Matched Molecular Pairs as automatic idea generator

Attached is an example protocol showing the new matched molecular pairs (MMPs) calculator in Pipeline Pilot. The MMPs are converted to two different reaction objects (RXNs): Minimal tranformations, for instance R-Cl-->R-OH, and Full transformations where the R group in the minimal transformations is fully exemplified.  The reaction objects are fully atom-mapped which allows calculation of reaction fingerprints (RCFP). The reaction fingerprints are used to perform activity modeling, not of molecules but of transformations. The MMP transformations together with the reaction fingerprint models are combined in an automatic 'what to make next' idea generator. 

The protocol consists of three different parts separated by green sticky notes:
1. Preparation: derivation of the minimal and full reaction objects from the attached example input file
2. A histogram of delta(pIC50) in the MMP set is derived as illustration. A simple Bayesian model is derived from the full reaction objects. This model predicts the likelihood for a given reaction whether it will yield a product that is >=10 times more active than the reactant. Various reaction fingerprints are tried showing the best results are obtained with RCFP_6. A semi-quantitative multi-category Bayesian model is derived next which predicts for a given reaction the delta(pIC50) bin (bin size of 0.5). 3. The dataset is randomly split in 80% training / 20% test. A classic PLS model is derived from the training set. The MMPs are derived from the training set and converted in minimal and full reaction objects. A multi-category Bayesian model is derived from the full reactions. The minimal MMP transformations are applied to the test set molecules to get ~6M ideas of what could be made next. Many of these ideas can be discarded immediately since they are chemically unrealistic.

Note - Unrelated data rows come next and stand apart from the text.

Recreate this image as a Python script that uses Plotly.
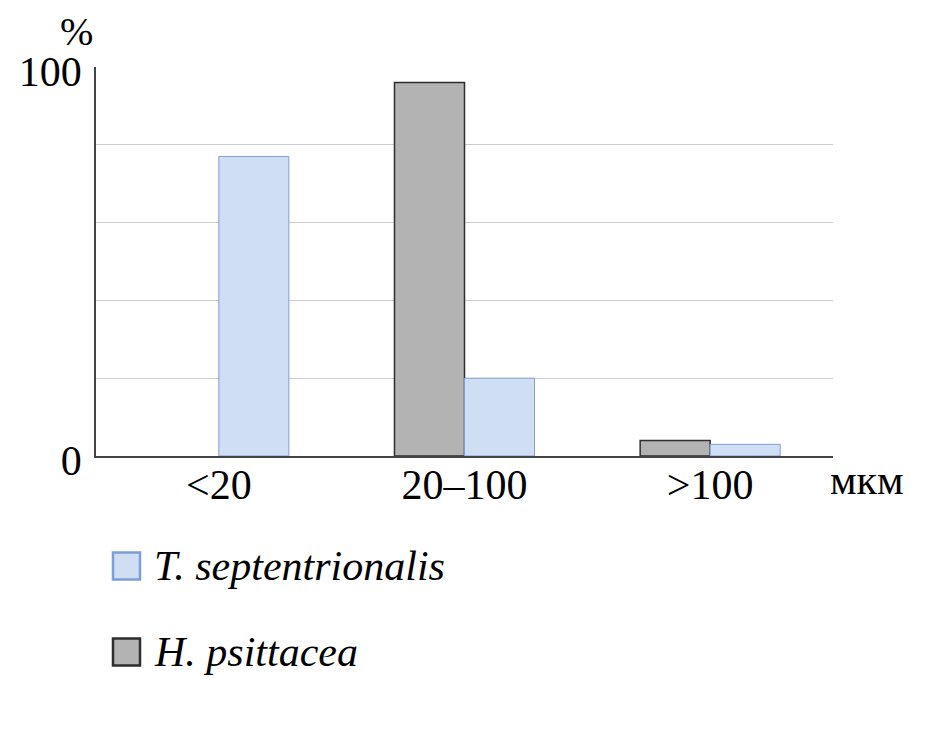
import plotly.graph_objects as go

categories = ["<20", "20\u2013100", ">100"]
h_psittacea = [0, 96, 4]
t_septentrionalis = [77, 20, 3]
ytick_vals = [0, 20, 40, 60, 80, 100]
ytick_text = ["0", "", "", "", "", "100"]
series_names = ["<i>T. septentrionalis</i>", "<i>H. psittacea</i>"]

# page has an 8px body margin, so the figure is shifted; compensate
OFF = 8
W, H = 945 - OFF, 741 - OFF
L, R, T, B = 96 - OFF, 833 - OFF, 67 - OFF, 456 - OFF
FONT = "Liberation Serif, Times New Roman, serif"
FS = 42

fig = go.Figure()
fig.add_trace(go.Bar(x=categories, y=h_psittacea, name="H. psittacea",
                     marker=dict(color="#b3b3b3",
                                 line=dict(color="#2e2e2e",
                                           width=[0 if v == 0 else 1.5 for v in h_psittacea])),
                     showlegend=False))
fig.add_trace(go.Bar(x=categories, y=t_septentrionalis, name="T. septentrionalis",
                     marker=dict(color="#cfdef2", line=dict(color="#7e9fd6", width=1)),
                     showlegend=False))

def px(x):
    return (x - OFF - L) / (R - L)

def py(y):
    return (B - (y - OFF)) / (B - T)

shapes = []
annotations = []
legend_items = [(series_names[0], "#cfdef2", "#7e9fd6", 566),
                (series_names[1], "#b3b3b3", "#2e2e2e", 652)]
for text, fill, line, cy in legend_items:
    shapes.append(dict(type="rect", xref="paper", yref="paper",
                       x0=px(113), x1=px(140), y0=py(cy + 13.5), y1=py(cy - 13.5),
                       fillcolor=fill, line=dict(color=line, width=2.5)))
    annotations.append(dict(text=text, xref="paper", yref="paper", x=px(152), y=py(cy),
                            xanchor="left", yanchor="middle", showarrow=False,
                            font=dict(family=FONT, size=FS, color="black")))

annotations.append(dict(text="%", xref="paper", yref="paper", x=px(76), y=py(OFF),
                        xanchor="center", yanchor="top", showarrow=False, borderpad=0,
                        font=dict(family=FONT, size=40, color="black")))
annotations.append(dict(text="мкм", xref="paper", yref="paper", x=px(867), y=py(480),
                        xanchor="center", yanchor="middle", showarrow=False,
                        font=dict(family=FONT, size=FS, color="black")))

fig.update_layout(
    width=W, height=H,
    margin=dict(l=L, r=W - R, t=T, b=H - B, pad=0),
    paper_bgcolor="white", plot_bgcolor="white",
    barmode="group", bargap=0.43, bargroupgap=0,
    font=dict(family=FONT, size=FS, color="black"),
    shapes=shapes, annotations=annotations,
    xaxis=dict(showline=True, linecolor="#444444", linewidth=1.5, ticks="",
               tickfont=dict(size=FS), showgrid=False, ticklabelstandoff=-9),
    yaxis=dict(range=[0, 100], tickvals=ytick_vals, ticktext=ytick_text,
               showline=True, linecolor="#444444", linewidth=1.5, ticks="",
               showgrid=True, gridcolor="#cccccc", gridwidth=1, zeroline=False,
               tickfont=dict(size=FS), ticklabelstandoff=4, ticklabelshift=4),
)

fig.write_html("out.html")
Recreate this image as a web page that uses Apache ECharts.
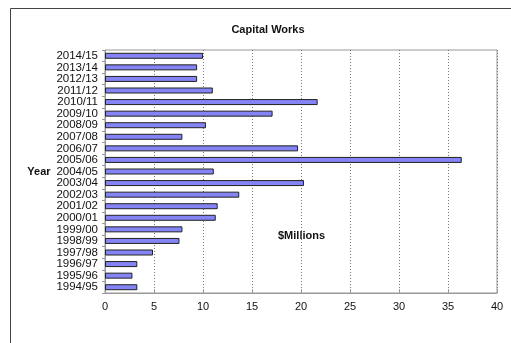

Some ideas are actually molecules from the training set and these are used to compare predicted activity by classic QSAR vs. multi-categorical Bayesian vs. Predicted activity = activity of reactant + delta(activity) of tranformation.

The above was presented at the Accelrys European Science Forum on June 2012 in Brussels. Since then Torsten Schindler (Roche) has contributed a much more elegant reaction atom to atom mapper.

Slides: http://slidesha.re/RpEcXw

Requirements: Pipeline Pilot 8.5 CU2 or later; Chemistry, Reporting & Data Modeling collections

Keywords (tags): Matched Molecular Pair, MMP, reaction fingerprint, RCFP, pipeline_pilot, library

This protocol is fairly resource intensive, you might have to run it in parts.